• [TASK] Take every line from the listing below that includes "this" and copy it.

(Stored data)

◇ ◇ ◇ ◇ ◇ ◇ ◇

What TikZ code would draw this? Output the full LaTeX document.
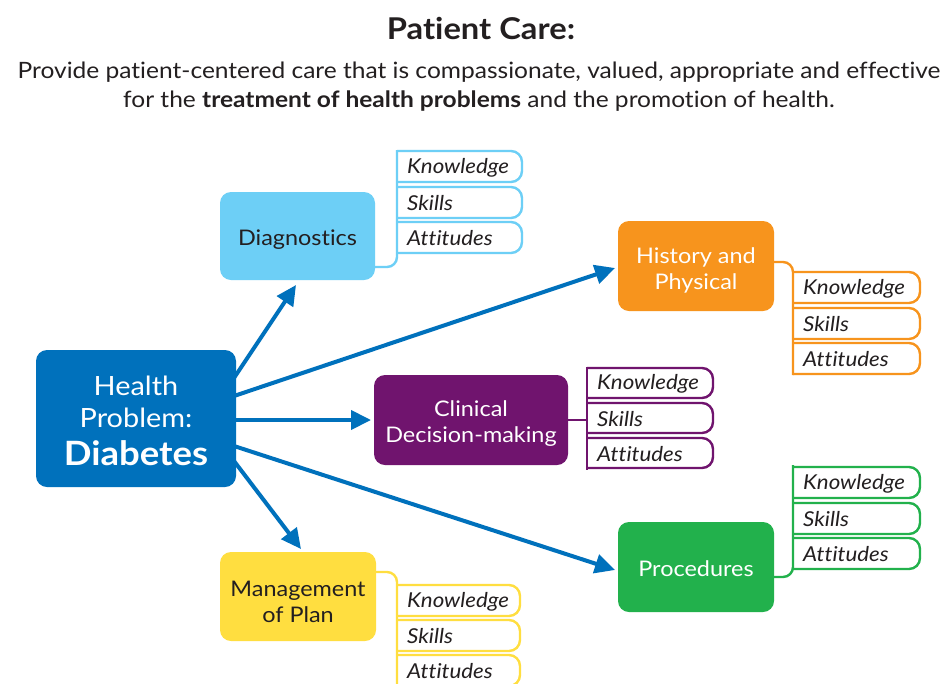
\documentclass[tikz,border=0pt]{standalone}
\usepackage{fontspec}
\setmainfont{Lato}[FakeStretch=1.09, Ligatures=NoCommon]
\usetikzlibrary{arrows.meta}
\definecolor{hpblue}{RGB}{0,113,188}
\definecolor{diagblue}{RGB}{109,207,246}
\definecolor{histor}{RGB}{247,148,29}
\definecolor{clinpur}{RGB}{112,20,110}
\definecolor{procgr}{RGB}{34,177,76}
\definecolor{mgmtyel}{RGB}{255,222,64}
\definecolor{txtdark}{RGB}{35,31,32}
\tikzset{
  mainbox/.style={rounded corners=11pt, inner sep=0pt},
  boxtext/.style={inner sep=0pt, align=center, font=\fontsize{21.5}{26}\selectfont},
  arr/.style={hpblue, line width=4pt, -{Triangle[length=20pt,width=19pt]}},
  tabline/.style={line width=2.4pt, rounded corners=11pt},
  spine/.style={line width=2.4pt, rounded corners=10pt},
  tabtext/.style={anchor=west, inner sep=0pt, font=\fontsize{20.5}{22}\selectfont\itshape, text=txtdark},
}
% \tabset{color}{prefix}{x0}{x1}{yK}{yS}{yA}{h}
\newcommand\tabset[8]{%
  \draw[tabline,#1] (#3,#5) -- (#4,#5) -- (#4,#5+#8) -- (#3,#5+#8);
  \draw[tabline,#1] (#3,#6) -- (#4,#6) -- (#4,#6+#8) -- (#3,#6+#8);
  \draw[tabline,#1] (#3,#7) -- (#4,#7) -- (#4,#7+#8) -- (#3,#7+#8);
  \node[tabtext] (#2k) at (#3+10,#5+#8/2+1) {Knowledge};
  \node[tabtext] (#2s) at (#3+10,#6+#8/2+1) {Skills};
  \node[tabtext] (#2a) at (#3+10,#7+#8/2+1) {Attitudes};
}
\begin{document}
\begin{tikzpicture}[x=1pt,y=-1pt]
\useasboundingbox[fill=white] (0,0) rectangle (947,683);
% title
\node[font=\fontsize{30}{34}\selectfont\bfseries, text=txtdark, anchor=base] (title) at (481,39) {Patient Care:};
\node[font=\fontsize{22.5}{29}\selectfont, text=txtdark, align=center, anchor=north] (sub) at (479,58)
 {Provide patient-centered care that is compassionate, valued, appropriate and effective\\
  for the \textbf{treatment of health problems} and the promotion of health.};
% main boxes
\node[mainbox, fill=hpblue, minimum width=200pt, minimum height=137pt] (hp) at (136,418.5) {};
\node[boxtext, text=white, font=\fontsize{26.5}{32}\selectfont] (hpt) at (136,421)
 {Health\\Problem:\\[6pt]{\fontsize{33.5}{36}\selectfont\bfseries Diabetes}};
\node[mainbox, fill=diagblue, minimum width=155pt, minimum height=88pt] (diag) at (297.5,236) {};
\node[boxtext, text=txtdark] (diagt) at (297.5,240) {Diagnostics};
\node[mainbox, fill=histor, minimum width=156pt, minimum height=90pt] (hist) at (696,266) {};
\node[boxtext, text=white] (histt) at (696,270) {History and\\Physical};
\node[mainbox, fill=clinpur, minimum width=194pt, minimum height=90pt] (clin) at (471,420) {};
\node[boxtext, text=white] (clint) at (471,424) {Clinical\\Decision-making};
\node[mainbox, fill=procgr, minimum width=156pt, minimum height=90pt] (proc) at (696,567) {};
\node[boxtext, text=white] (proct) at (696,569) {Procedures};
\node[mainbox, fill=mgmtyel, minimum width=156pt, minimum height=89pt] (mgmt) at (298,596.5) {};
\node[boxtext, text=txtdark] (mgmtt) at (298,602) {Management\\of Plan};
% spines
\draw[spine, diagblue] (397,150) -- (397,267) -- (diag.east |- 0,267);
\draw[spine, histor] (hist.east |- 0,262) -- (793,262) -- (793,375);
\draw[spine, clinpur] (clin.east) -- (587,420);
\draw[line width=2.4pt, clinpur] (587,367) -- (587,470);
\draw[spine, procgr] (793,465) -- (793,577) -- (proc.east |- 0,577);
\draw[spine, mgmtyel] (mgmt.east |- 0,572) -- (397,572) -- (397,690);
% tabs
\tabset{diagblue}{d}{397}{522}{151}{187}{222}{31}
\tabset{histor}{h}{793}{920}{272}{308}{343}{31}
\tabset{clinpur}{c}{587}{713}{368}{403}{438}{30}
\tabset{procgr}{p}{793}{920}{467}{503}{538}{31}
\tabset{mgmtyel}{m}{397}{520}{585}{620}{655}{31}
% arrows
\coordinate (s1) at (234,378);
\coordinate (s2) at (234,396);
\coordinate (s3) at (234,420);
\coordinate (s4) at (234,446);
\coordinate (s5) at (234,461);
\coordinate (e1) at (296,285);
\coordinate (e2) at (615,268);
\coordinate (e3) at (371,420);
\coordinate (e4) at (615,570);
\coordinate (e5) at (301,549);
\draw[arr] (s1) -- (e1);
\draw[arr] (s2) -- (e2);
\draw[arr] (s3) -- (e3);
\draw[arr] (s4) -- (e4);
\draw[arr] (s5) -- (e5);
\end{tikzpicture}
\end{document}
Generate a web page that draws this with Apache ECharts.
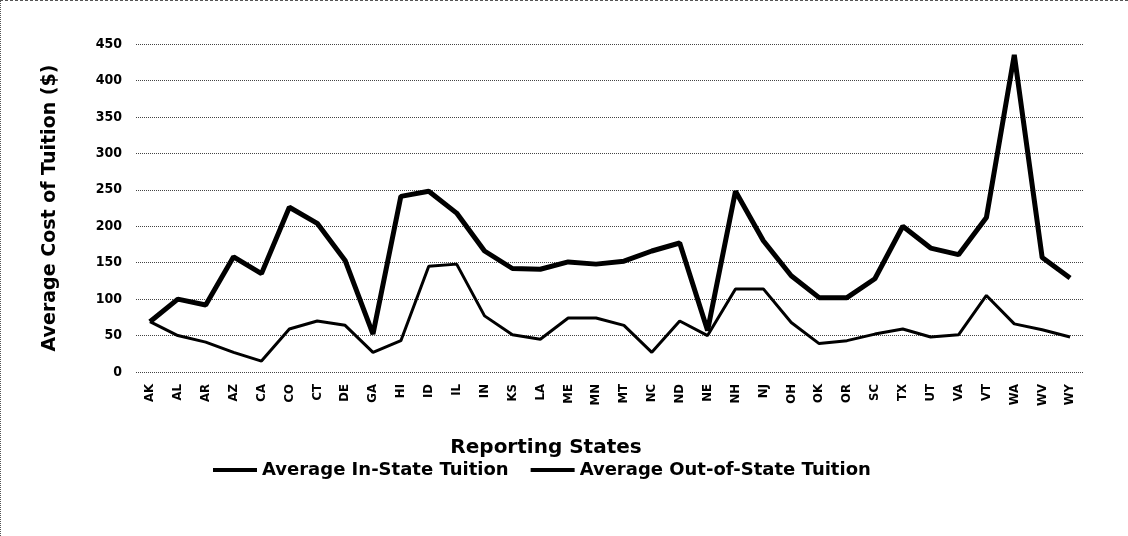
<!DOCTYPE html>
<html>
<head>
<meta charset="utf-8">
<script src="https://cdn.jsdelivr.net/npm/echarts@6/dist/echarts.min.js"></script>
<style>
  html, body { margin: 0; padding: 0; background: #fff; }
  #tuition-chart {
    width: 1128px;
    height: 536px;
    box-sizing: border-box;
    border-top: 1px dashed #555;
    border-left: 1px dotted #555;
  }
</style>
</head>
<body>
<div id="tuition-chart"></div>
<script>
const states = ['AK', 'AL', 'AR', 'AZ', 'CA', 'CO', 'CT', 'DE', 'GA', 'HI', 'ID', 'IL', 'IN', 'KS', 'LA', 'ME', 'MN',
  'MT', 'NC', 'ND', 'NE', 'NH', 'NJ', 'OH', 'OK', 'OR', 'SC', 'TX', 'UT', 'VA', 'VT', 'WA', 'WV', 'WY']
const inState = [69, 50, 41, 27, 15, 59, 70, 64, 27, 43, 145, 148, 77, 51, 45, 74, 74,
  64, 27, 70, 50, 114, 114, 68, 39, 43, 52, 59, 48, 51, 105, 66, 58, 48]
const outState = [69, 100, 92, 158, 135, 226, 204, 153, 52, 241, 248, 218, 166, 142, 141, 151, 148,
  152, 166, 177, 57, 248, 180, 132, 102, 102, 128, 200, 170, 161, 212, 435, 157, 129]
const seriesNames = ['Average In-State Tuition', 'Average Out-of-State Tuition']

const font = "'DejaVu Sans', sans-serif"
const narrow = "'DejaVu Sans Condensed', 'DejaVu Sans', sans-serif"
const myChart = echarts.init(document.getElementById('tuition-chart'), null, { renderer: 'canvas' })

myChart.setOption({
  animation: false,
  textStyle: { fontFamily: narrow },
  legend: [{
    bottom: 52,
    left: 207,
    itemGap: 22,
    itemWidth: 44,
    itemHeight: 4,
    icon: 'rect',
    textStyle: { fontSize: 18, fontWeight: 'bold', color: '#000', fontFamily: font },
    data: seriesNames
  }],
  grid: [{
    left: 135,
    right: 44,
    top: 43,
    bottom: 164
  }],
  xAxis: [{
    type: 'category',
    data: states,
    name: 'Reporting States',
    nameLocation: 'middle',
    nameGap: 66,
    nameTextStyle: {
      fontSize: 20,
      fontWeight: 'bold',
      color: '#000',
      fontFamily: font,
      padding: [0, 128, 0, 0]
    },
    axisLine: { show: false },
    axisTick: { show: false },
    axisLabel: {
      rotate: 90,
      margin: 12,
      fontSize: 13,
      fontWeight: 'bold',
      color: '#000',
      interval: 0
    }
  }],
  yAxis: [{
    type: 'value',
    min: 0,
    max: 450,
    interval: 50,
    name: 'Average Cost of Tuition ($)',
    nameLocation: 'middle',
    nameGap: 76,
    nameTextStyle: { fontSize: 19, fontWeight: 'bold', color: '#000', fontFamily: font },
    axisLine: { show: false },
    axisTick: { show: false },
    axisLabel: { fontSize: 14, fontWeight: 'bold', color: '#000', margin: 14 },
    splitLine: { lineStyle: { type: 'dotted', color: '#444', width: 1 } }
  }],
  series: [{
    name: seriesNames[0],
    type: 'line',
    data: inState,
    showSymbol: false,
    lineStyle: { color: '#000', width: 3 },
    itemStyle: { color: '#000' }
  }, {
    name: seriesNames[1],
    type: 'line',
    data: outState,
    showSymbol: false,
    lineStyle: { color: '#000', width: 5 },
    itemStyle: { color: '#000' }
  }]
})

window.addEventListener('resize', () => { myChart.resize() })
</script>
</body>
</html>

◇ ◇ ◇ ◇ ◇ ◇ ◇

• [TASK RESULT]
What TikZ code would draw this? Output the full LaTeX document.
Generate a web page that draws this with Apache ECharts.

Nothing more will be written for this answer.